Why Writing a Book Changes You Forever

Writing a book is not just about creating a story.
It is about discovering parts of yourself you didn’t know existed.

When I first began writing, I believed I was simply putting words on paper. I thought the goal was to finish chapters, build characters, and complete a manuscript. But somewhere between the first idea and the final page, I realized something deeper was happening.

Writing was changing me.


Writing Is a Journey Before It Is a Result

Most people see the finished book — the cover, the pages, the story neatly bound together. What they don’t see is the internal journey that unfolds while the book is being written.

Writing asks you to sit with your thoughts longer than usual. It asks you to listen to emotions instead of pushing them aside. It invites reflection, honesty, and patience.

A book doesn’t rush you.
It waits.

And in that waiting, you learn to slow down too.


You Learn to Listen to Yourself

Writing a book requires quiet attention.

As you write, you begin to notice your own emotional patterns — the themes you return to, the feelings that surface repeatedly, the truths you may have avoided acknowledging. Writing becomes a mirror.

You don’t always like what you see at first.

Some chapters bring comfort.
Some bring vulnerability.
Some bring questions you didn’t know you were carrying.

But through that process, you learn to listen to yourself more deeply than ever before.


Writing Teaches Patience in a Fast World

We live in a world that values speed — fast results, instant success, immediate validation. Writing a book teaches the opposite.

Stories take time.

Characters don’t reveal themselves in one sitting. Ideas don’t mature overnight. Some chapters need to be rewritten again and again before they feel honest.

Writing teaches you that progress is not always visible.
That slow growth is still growth.
That patience is not weakness, but trust.

And that lesson quietly extends beyond the page and into life itself.


You Learn Discipline Over Inspiration

One of the biggest changes writing brings is discipline.

Inspiration is beautiful, but it is unpredictable. Writing a book teaches you to continue even when inspiration disappears. Some days, the words flow effortlessly. Other days, writing feels heavy, uncertain, or resistant.

And yet, you learn to show up.

Even if you write only a paragraph.
Even if you revise a single sentence.
Even if all you do is sit with the story.

Writing teaches you that consistency matters more than perfection.


Writing Makes You Emotionally Brave

To write honestly, you must be brave.

You must be willing to explore emotions that feel uncomfortable. You must allow vulnerability onto the page. You must accept that your story carries pieces of your inner world.

Writing doesn’t demand that you expose everything — but it does ask for truth.

And each time you choose honesty over fear, something shifts inside you. You become more comfortable with your emotions. More accepting of your imperfections. More confident in your voice.

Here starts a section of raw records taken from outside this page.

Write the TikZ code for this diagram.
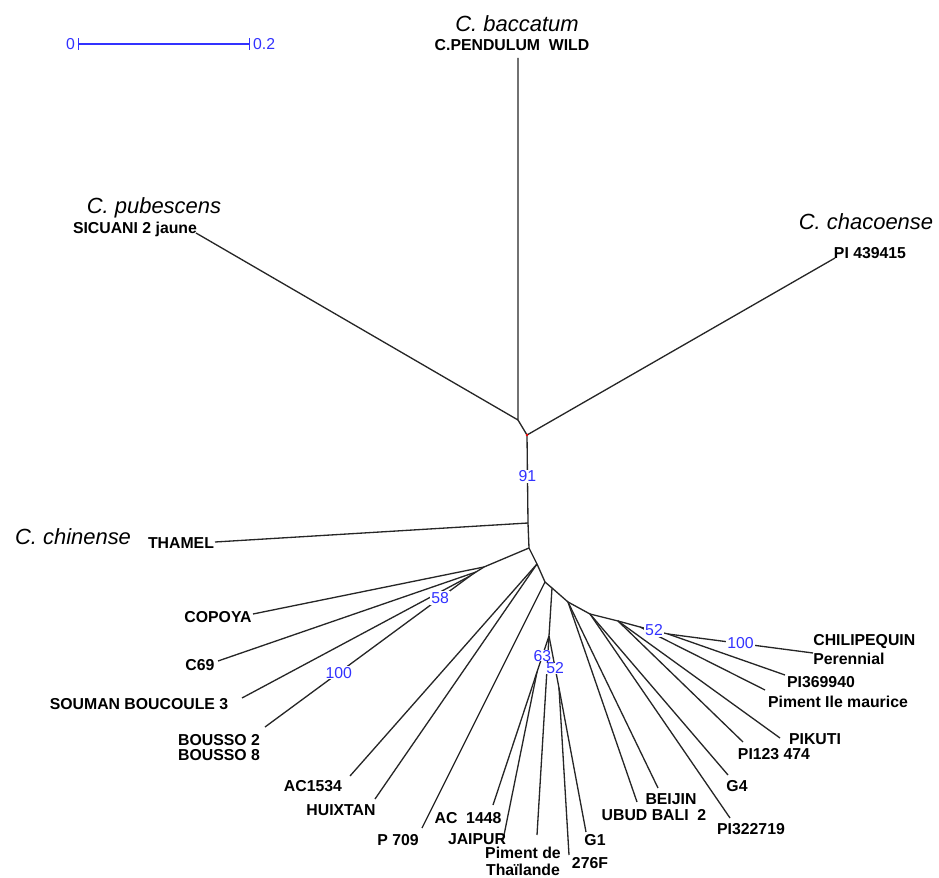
\documentclass[tikz,border=0pt]{standalone}
\usepackage{fontspec}
\setmainfont{Liberation Sans}
\usetikzlibrary{positioning}
\definecolor{bootblue}{RGB}{50,50,255}

\begin{document}
\begin{tikzpicture}[x=0.02cm,y=-0.02cm,
    leaf/.style = {font=\bfseries\fontsize{9}{10}\selectfont,inner sep=0pt},
    species/.style = {font=\itshape\fontsize{12.5}{14}\selectfont,inner sep=0pt},
    boot/.style = {font=\fontsize{9}{10}\selectfont,text=bootblue,fill=white,inner sep=0.6pt},
    branch/.style = {line width=0.75pt,black!85}]
  \useasboundingbox (0,0) rectangle (939,878);

  % scale bar
  \coordinate (sb0) at (78,44); \coordinate (sb2) at (250,44);
  \draw[bootblue,line width=0.7pt,|-|] (sb0) -- (sb2);
  \node[boot,fill=none,left=1pt of sb0] (sbl0) {0};
  \node[boot,fill=none,right=1pt of sb2] (sbl2) {0.2};

  % inner nodes of the tree
  \coordinate (p1) at (518,420); \coordinate (p2) at (527,435);
  \coordinate (p3) at (528,523); \coordinate (p4) at (529,548);
  \coordinate (l1) at (484,567); \coordinate (l2) at (476,572);
  \coordinate (l3) at (470,576); \coordinate (p5) at (537,564);
  \coordinate (p6) at (545,582); \coordinate (p7) at (552,588);
  \coordinate (q) at (549,636); \coordinate (q63) at (537,672);
  \coordinate (q52) at (559,688); \coordinate (p8) at (568,602);
  \coordinate (p9) at (590,614); \coordinate (p10) at (618,621);
  \coordinate (p11) at (640,627); \coordinate (p12) at (668,634);

  % tips
  \coordinate (pend) at (518,58); \coordinate (sicu) at (196,233);
  \coordinate (pi43) at (835,258); \coordinate (thamel) at (215,542);
  \coordinate (copoya) at (253,614); \coordinate (c69) at (218,661);
  \coordinate (souman) at (242,698); \coordinate (bousso) at (265,727);
  \coordinate (ac1534) at (350,776); \coordinate (huix) at (375,799);
  \coordinate (p709) at (422,828); \coordinate (ac1448) at (493,805);
  \coordinate (jaipur) at (503,840); \coordinate (thai) at (537,835);
  \coordinate (f276) at (569,855); \coordinate (g1) at (586,832);
  \coordinate (ubud) at (637,802); \coordinate (beijin) at (658,788);
  \coordinate (pi322) at (730,818); \coordinate (g4) at (728,775);
  \coordinate (pi123) at (743,742); \coordinate (pikuti) at (780,738);
  \coordinate (ilem) at (765,690); \coordinate (pi369) at (785,675);
  \coordinate (chili) at (813,653);

  % branches
  \draw[branch] (pend) -- (p1) -- (sicu);
  \draw[branch] (p1) -- (p2) -- (pi43);
  \draw[branch] (p2) -- node[boot,pos=0.47] (b91) {91} (p3);
  \draw[branch] (p3) -- (thamel); \draw[branch] (p3) -- (p4);
  \draw[branch] (p4) -- (l1) -- (copoya); \draw[branch] (l1) -- (l2) -- (c69);
  \draw[branch] (l2) -- (l3) -- (souman);
  \draw[branch] (l3) -- node[boot,pos=0.146] (b58) {58}
    node[boot,pos=0.64] (b100a) {100} (bousso);
  \draw[branch] (p4) -- (p5) -- (ac1534); \draw[branch] (p5) -- (huix);
  \draw[branch] (p5) -- (p6) -- (p709); \draw[branch] (p6) -- (p7) -- (q);
  \draw[branch] (q) -- (thai);
  \draw[branch] (q63) -- (ac1448); \draw[branch] (q63) -- (jaipur);
  \draw[branch] (q52) -- (f276); \draw[branch] (q52) -- (g1);
  \draw[branch] (q) -- node[boot,pos=0.55,inner sep=0pt] (b63) {63} (q63);
  \draw[branch] (q) -- node[boot,pos=0.62,inner sep=0pt] (b52a) {52} (q52);
  \draw[branch] (p7) -- (p8) -- (ubud); \draw[branch] (p8) -- (beijin);
  \draw[branch] (p8) -- (p9) -- (pi322); \draw[branch] (p9) -- (g4);
  \draw[branch] (p9) -- (p10) -- (pi123); \draw[branch] (p10) -- (pikuti);
  \draw[branch] (p10) -- (p11) -- (ilem);
  \draw[branch] (p11) -- node[boot,pos=0.5] (b52b) {52} (p12);
  \draw[branch] (p12) -- (pi369);
  \draw[branch] (p12) -- node[boot,pos=0.5] (b100b) {100} (chili);
  \fill[red] (p2) circle (0.8pt);

  % species and tip labels
  \node[species] (bacc) at (517,24) {C. baccatum};
  \node[leaf] (pendl) at (512,45) {C.PENDULUM\ \ WILD};
  \node[species] (pub) at (154,208) {C. pubescens};
  \node[leaf] (sicul) at (135,229) {SICUANI 2 jaune};
  \node[species] (chaco) at (866,222) {C. chacoense};
  \node[leaf] (pi43l) at (870,253) {PI 439415};
  \node[species] (chin) at (73,537) {C. chinense};
  \node[leaf] (thamell) at (181,543) {THAMEL};
  \node[leaf] (copoyal) at (218,617) {COPOYA};
  \node[leaf] (c69l) at (200,665) {C69};
  \node[leaf] (soumanl) at (139,704) {SOUMAN BOUCOULE 3};
  \node[leaf] (bousso2) at (219,740) {BOUSSO 2};
  \node[leaf,below=1.8pt of bousso2] (bousso8) {BOUSSO 8};
  \node[leaf] (ac1534l) at (313,786) {AC1534};
  \node[leaf] (huixl) at (341,810) {HUIXTAN};
  \node[leaf] (p709l) at (398,840) {P 709};
  \node[leaf] (ac1448l) at (468,818) {AC\ \ 1448};
  \node[leaf] (jaipurl) at (477,839) {JAIPUR};
  \node[leaf] (thail) at (523,853) {Piment de};
  \node[leaf,below=2.5pt of thail] (thai2) {Thaïlande};
  \node[leaf] (f276l) at (590,863) {276F};
  \node[leaf] (g1l) at (595,840) {G1};
  \node[leaf] (ubudl) at (654,815) {UBUD BALI\ \ 2};
  \node[leaf] (beijinl) at (671,799) {BEIJIN};
  \node[leaf] (pi322l) at (751,829) {PI322719};
  \node[leaf] (g4l) at (737,786) {G4};
  \node[leaf] (pi123l) at (774,754) {PI123 474};
  \node[leaf] (pikutil) at (815,739) {PIKUTI};
  \node[leaf] (ileml) at (838,702) {Piment Ile maurice};
  \node[leaf] (pi369l) at (821,682) {PI369940};
  \node[leaf,anchor=west] (chilil) at (813,642) {CHILIPEQUIN};
  \node[leaf,below=2pt of chilil.south west,anchor=north west] (perl) {Perennial};
\end{tikzpicture}
\end{document}
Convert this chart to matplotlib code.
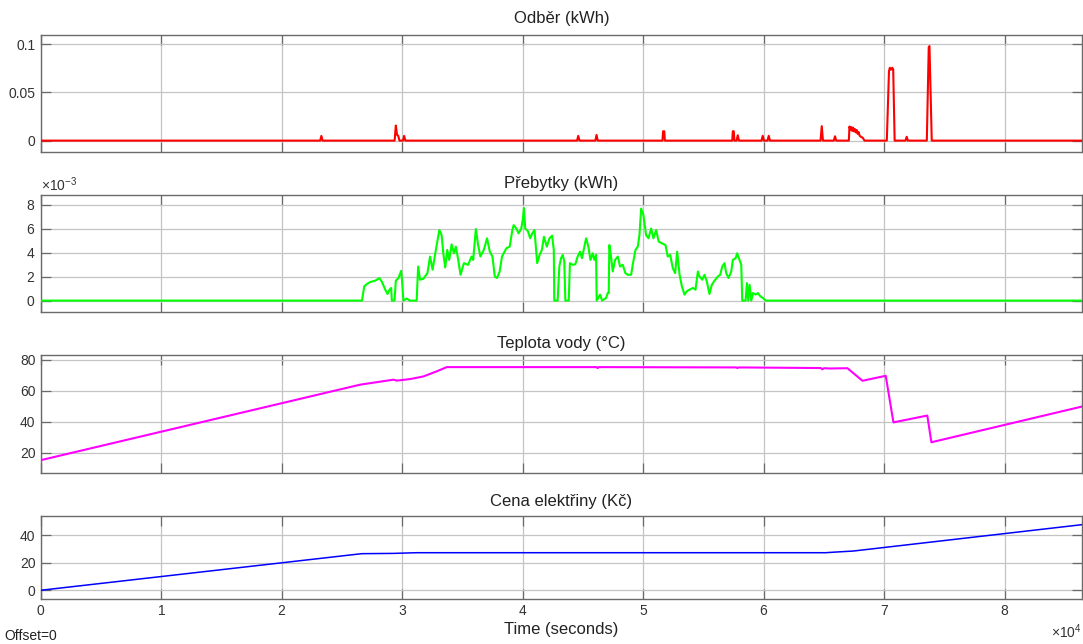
import numpy as np
import matplotlib
matplotlib.use("Agg")
import matplotlib.pyplot as plt
from matplotlib.ticker import FormatStrFormatter, ScalarFormatter

plt.rcParams['font.family'] = ['Liberation Sans', 'DejaVu Sans']
plt.rcParams['mathtext.fontset'] = 'custom'
plt.rcParams['mathtext.rm'] = 'Liberation Sans'
plt.rcParams['mathtext.it'] = 'Liberation Sans:italic'

# simulation time span (one day)
T_END = 86400

# Odber (kWh) - grid consumption
odber_t = [0, 23170, 23270, 23370, 29350, 29450, 29550, 29650, 29750,
           30040, 30140, 30240, 44490, 44590, 44690, 46010, 46110, 46210,
           51580, 51630, 51730, 51780, 57370, 57420, 57500, 57550,
           57730, 57830, 57930, 59800, 59900, 60000, 60300, 60400, 60500,
           64700, 64800, 64900, 65800, 65900, 66000,
           67050, 67100, 67180, 67250, 67330, 67400, 67480, 67550, 67630,
           67700, 67780, 67850, 67950, 68050, 68200, 68350,
           70200, 70380, 70450, 70550, 70650, 70730, 70850,
           71750, 71850, 71950, 73520, 73680, 73740, 73930, 86400]
odber_kwh = [0, 0, 0.0049, 0, 0, 0.0156, 0.006, 0.005, 0,
             0, 0.0049, 0, 0, 0.0049, 0, 0, 0.0059, 0,
             0, 0.0097, 0.0097, 0, 0, 0.0097, 0.0097, 0,
             0, 0.0056, 0, 0, 0.005, 0, 0, 0.005, 0,
             0, 0.015, 0, 0, 0.0045, 0,
             0, 0.0146, 0.011, 0.014, 0.010, 0.0135, 0.0095, 0.012, 0.0085,
             0.011, 0.007, 0.009, 0.005, 0.004, 0.003, 0,
             0, 0.072, 0.0755, 0.0735, 0.0755, 0.074, 0,
             0, 0.004, 0, 0, 0.097, 0.098, 0, 0]

# Prebytky (x 1e-3 kWh) - PV surplus
preb_t = [0, 26640, 26830, 27050, 27330, 27740, 28100, 28300, 28570, 28760,
          28930, 29060, 29120, 29340, 29450, 29670, 29890, 29970, 30080,
          30360, 30600, 31180, 31300, 31460, 31740, 32070, 32290, 32500,
          32840, 33060, 33250, 33390, 33550, 33720, 33880, 34080, 34270,
          34430, 34630, 34820, 35100, 35450, 35730, 35870, 36090, 36280,
          36470, 36750, 37020, 37250, 37470, 37660, 37850, 38070, 38260,
          38620, 38900, 39120, 39230, 39450, 39640, 39860, 40000, 40080,
          40190, 40410, 40600, 40770, 40960, 41180, 41380, 41570, 41740,
          41980, 42200, 42420, 42560, 42600, 42880, 43020, 43160, 43300,
          43430, 43520, 43800, 43900, 44130, 44350, 44540, 44740, 44900,
          45040, 45240, 45430, 45600, 45790, 45930, 46070, 46120, 46400,
          46570, 46900, 47040, 47120, 47170, 47310, 47450, 47650, 47870,
          48060, 48280, 48500, 48700, 48980, 49110, 49340, 49530, 49670,
          49810, 50000, 50220, 50420, 50640, 50830, 51050, 51270, 51550,
          51830, 52020, 52220, 52440, 52630, 52800, 53000, 53190, 53410,
          53600, 53820, 54100, 54320, 54520, 54650, 54880, 55070, 55260,
          55480, 55680, 55900, 56180, 56370, 56540, 56730, 56870, 57060,
          57290, 57420, 57650, 57780, 57980, 58120, 58200, 58480, 58590,
          58700, 58810, 58950, 59090, 59310, 59500, 59700, 59920, 60140,
          86400]
preb_mkwh = [0, 0, 1.19, 1.38, 1.55, 1.66, 1.88, 1.55, 0.91, 0.55,
             0.91, 1.05, 0, 0, 1.66, 1.88, 2.48, 1.6, 0,
             0.17, 0, 0, 2.84, 1.74, 1.82, 2.29, 3.67, 2.57,
             4.63, 5.88, 5.46, 3.94, 2.76, 4.22, 3.39, 4.69, 3.94,
             4.5, 3.39, 2.15, 3.12, 2.98, 3.67, 3.39, 5.96, 4.63,
             3.67, 4.22, 5.19, 4.08, 3.67, 2.01, 1.88, 2.43, 3.67,
             4.36, 4.5, 5.88, 6.29, 6.01, 5.6, 6.01, 6.84, 7.72,
             6.01, 5.79, 5.19, 5.6, 5.88, 3.12, 3.81, 4.22, 5.32,
             4.5, 5.19, 5.41, 4.22, 0, 0, 2.84, 3.53, 3.81,
             3.26, 0, 0, 3.12, 2.98, 3.03, 3.67, 4.08, 3.53,
             4.22, 5.19, 4.5, 3.39, 3.94, 3.39, 3.81, 0, 0.5,
             0, 0.22, 0.63, 0.63, 4.63, 3.67, 2.43, 3.39, 3.67,
             2.84, 2.98, 2.29, 2.15, 2.15, 2.98, 4.22, 4.5, 5.46,
             7.67, 7.12, 5.46, 5.19, 6.01, 5.19, 5.88, 4.91, 4.77,
             4.63, 3.67, 3.81, 2.7, 2.29, 4.08, 2.15, 1.19, 0.5,
             0.77, 0.91, 1.05, 0.91, 2.43, 2.01, 1.74, 2.15, 1.6,
             0.55, 1.32, 1.66, 2.01, 2.15, 2.84, 3.12, 2.29, 1.88,
             2.43, 3.39, 3.53, 3.94, 3.39, 2.98, 0, 0, 1.46,
             0, 1.32, 0, 0.63, 0.5, 0.63, 0.36, 0.22, 0,
             0]

# Teplota vody (degC) - boiler water temperature
tepl_t = [0, 26490, 29250, 29530, 30640, 31740, 32850, 33680, 46100, 46200,
          46300, 57700, 57800, 57900, 64720, 64850, 65000, 65500, 66930,
          68180, 70110, 70750, 73560, 73900, 86400]
tepl_c = [15.3, 63.9, 67.1, 66.5, 67.5, 69.2, 72.5, 75.2, 75.2, 74.6,
          75.2, 75.0, 74.6, 75.0, 74.6, 73.8, 74.5, 74.3, 74.5,
          66.4, 69.6, 39.6, 44.0, 26.8, 49.8]

# Cena elektriny (Kc) - cumulative price
cena_t = [0, 26620, 29240, 31140, 65100, 66000, 67400, 86400]
cena_kc = [0, 26.6, 26.8, 27.3, 27.3, 27.8, 28.5, 47.7]

panels = [
    ("Odběr (kWh)", odber_t, np.array(odber_kwh), '#ff0000', 1.5, (-0.0118, 0.110)),
    ("Přebytky (kWh)", preb_t, np.array(preb_mkwh) * 1e-3, '#00ff00', 1.5, (-0.95e-3, 8.8e-3)),
    ("Teplota vody (°C)", tepl_t, np.array(tepl_c), '#ff00ff', 1.5, (7, 83)),
    ("Cena elektřiny (Kč)", cena_t, np.array(cena_kc), '#0000ff', 1.1, (-6, 54)),
]
yticks = [[0, 0.05, 0.1], [0, 2e-3, 4e-3, 6e-3, 8e-3], [20, 40, 60, 80], [0, 20, 40]]
title_pads = [8, 5, 5, 7]

# axes boxes in figure pixels: (top, bottom)
W, H = 1083, 644
boxes = [(34.5, 152), (195, 312), (355, 473), (516, 598.5)]
left_px, right_px = 41, 1082

txt = '#333333'
spine_c = '#6a6a6a'
grid_c = '#c4c4c4'

fig = plt.figure(figsize=(W / 100, H / 100), dpi=100)
axes = []
for i, ((title, t, v, col, lw, ylim), (top, bot)) in enumerate(zip(panels, boxes)):
    ax = fig.add_axes([left_px / W, 1 - bot / H, (right_px - left_px) / W, (bot - top) / H])
    ax.plot(t, v, color=col, lw=lw, zorder=3)
    ax.set_xlim(0, T_END)
    ax.set_ylim(*ylim)
    ax.set_xticks(np.arange(0, 9) * 1e4)
    ax.set_yticks(yticks[i])
    ax.set_title(title, fontsize=12, color='#222222', pad=title_pads[i])
    ax.grid(True, color=grid_c, lw=0.9, zorder=0)
    ax.tick_params(direction='in', length=7, width=0.9, color=spine_c,
                   top=True, right=True, labelsize=10, labelcolor=txt, pad=4)
    for s in ax.spines.values():
        s.set_color(spine_c)
        s.set_linewidth(1.0)
    if i < 3:
        ax.tick_params(labelbottom=False)
    axes.append(ax)

axes[0].yaxis.set_major_formatter(FormatStrFormatter('%g'))

# x10^-3 factor on the surplus axis
fmt = ScalarFormatter(useMathText=True)
fmt.set_powerlimits((-3, -3))
axes[1].yaxis.set_major_formatter(fmt)
axes[1].yaxis.get_offset_text().set_fontsize(10)
axes[1].yaxis.get_offset_text().set_color(txt)

for ax in axes[2:]:
    ax.yaxis.set_major_formatter(FormatStrFormatter('%g'))

# time axis in units of 1e4 s
xfmt = ScalarFormatter(useMathText=True)
xfmt.set_powerlimits((4, 4))
axes[3].xaxis.set_major_formatter(xfmt)
axes[3].xaxis.get_offset_text().set_fontsize(10)
axes[3].xaxis.get_offset_text().set_color(txt)
axes[3].set_xlabel("Time (seconds)", fontsize=12, color='#222222', labelpad=3)

fig.text(4 / W, 1 - 636 / H, "Offset=0", fontsize=10, color='#222222', va='center', ha='left')

fig.savefig("out.png", dpi=100)
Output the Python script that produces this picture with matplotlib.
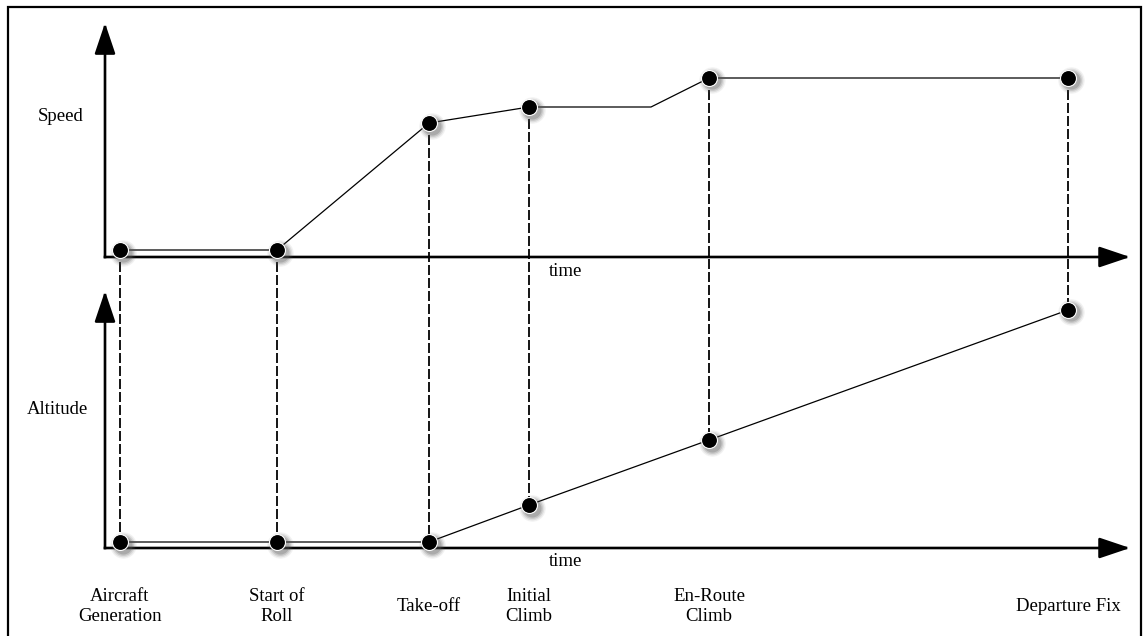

That bravery stays with you long after the book is finished.


You Begin to Understand Others Better

Writing stories — especially emotional ones — teaches empathy.

When you step into the lives of characters, you begin to see the world from different perspectives. You learn that people are shaped by their experiences, their fears, and their hopes.

This understanding doesn’t remain limited to fiction.

It changes how you listen.
How you respond.
How you judge less and understand more.

Writing a book quietly expands your emotional awareness.


The Person Who Finishes Is Not the Person Who Started

By the time a book is complete, something inside you has changed.

You may not be able to name it immediately, but you feel it. A quiet confidence. A deeper sense of self. A calm understanding that you are capable of seeing something through.

You learn that doubt does not mean failure.
That pauses do not mean quitting.
That growth often happens silently.

Finishing a book is not just an achievement — it is a transformation.


Why This Change Matters

Writing changes you because it asks you to commit — not just to a story, but to yourself.

It teaches you patience, discipline, courage, and trust. It reminds you that your voice deserves space, even when it trembles. It shows you that stories matter — not because they are perfect, but because they are honest.

And perhaps most importantly, writing teaches you that growth is not always loud.

Sometimes, it happens quietly — one page at a time.


A Gentle Closing Thought

Writing a book will challenge you.
It will teach you.
It will change you.

And when you reach the final page, you will realize that the greatest story written was not only on paper — it was the one that unfolded within you.